Exercise instructions - Retype exactly what runs from the first line of the data to the line with "import pandas as pd", keeping both of those lines and skipping pictures.

Supplied material -
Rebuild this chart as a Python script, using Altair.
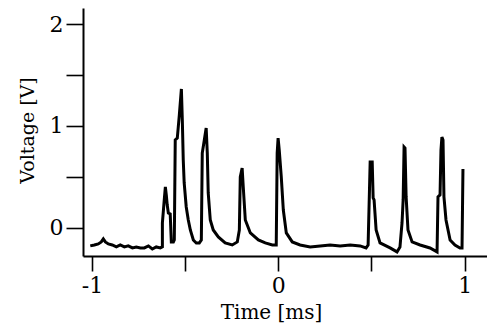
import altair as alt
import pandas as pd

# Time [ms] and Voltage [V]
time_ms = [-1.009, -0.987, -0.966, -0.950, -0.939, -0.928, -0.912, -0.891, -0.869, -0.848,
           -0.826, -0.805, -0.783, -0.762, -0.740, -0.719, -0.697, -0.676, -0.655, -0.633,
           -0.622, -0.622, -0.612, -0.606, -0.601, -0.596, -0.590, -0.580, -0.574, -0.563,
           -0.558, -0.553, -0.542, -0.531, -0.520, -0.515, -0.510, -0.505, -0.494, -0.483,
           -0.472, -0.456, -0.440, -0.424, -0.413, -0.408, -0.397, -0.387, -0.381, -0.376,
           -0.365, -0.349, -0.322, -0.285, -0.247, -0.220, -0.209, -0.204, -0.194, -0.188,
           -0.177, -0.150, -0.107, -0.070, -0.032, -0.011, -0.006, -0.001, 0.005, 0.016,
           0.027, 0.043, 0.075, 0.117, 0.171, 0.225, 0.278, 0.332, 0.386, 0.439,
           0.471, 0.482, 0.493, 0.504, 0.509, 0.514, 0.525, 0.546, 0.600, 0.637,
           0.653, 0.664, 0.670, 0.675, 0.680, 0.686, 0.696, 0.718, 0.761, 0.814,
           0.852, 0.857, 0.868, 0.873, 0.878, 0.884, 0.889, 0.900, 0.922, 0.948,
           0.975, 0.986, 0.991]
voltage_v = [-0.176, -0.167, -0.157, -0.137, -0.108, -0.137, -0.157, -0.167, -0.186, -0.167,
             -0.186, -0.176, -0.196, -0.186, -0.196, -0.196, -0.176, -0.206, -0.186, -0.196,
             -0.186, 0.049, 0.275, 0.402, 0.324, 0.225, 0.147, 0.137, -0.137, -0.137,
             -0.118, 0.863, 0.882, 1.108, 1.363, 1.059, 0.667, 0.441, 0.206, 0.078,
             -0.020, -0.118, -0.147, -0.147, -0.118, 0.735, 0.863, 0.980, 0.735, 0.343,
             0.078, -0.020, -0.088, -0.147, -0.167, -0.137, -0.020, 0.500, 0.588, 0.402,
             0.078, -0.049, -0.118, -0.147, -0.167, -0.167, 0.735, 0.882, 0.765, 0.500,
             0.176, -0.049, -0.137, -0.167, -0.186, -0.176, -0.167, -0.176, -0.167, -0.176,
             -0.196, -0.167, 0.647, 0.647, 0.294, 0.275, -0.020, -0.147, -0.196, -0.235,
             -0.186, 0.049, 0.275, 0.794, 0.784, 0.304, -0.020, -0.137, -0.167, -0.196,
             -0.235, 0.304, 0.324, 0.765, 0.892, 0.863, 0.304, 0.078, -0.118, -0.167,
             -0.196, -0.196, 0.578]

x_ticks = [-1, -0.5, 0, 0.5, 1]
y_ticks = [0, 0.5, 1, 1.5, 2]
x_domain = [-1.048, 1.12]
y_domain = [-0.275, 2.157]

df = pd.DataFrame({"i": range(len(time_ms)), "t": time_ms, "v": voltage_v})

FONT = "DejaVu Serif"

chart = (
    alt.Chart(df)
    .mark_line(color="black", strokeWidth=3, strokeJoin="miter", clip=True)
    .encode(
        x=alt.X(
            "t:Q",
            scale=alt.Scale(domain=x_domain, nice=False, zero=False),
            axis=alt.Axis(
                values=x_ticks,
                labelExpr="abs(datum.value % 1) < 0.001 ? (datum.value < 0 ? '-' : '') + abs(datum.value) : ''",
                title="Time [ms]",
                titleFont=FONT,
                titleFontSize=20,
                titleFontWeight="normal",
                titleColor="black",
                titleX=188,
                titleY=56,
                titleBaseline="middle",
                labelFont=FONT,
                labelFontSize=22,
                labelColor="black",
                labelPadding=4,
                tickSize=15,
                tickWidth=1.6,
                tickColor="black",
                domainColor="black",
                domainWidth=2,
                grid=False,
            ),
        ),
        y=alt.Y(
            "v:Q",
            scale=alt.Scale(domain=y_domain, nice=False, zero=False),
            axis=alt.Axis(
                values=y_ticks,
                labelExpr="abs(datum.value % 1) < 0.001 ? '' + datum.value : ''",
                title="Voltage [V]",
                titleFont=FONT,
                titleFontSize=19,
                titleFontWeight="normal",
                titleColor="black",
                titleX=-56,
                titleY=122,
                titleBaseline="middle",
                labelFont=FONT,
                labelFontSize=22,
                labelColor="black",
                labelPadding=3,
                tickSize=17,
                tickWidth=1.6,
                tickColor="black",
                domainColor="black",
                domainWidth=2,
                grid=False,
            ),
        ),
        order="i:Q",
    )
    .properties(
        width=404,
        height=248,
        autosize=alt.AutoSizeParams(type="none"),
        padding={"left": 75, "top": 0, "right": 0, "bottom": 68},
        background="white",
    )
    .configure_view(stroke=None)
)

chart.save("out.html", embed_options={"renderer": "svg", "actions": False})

Solution to the exercise -
Rebuild this chart as a Python script, using Altair.
import altair as alt
import pandas as pd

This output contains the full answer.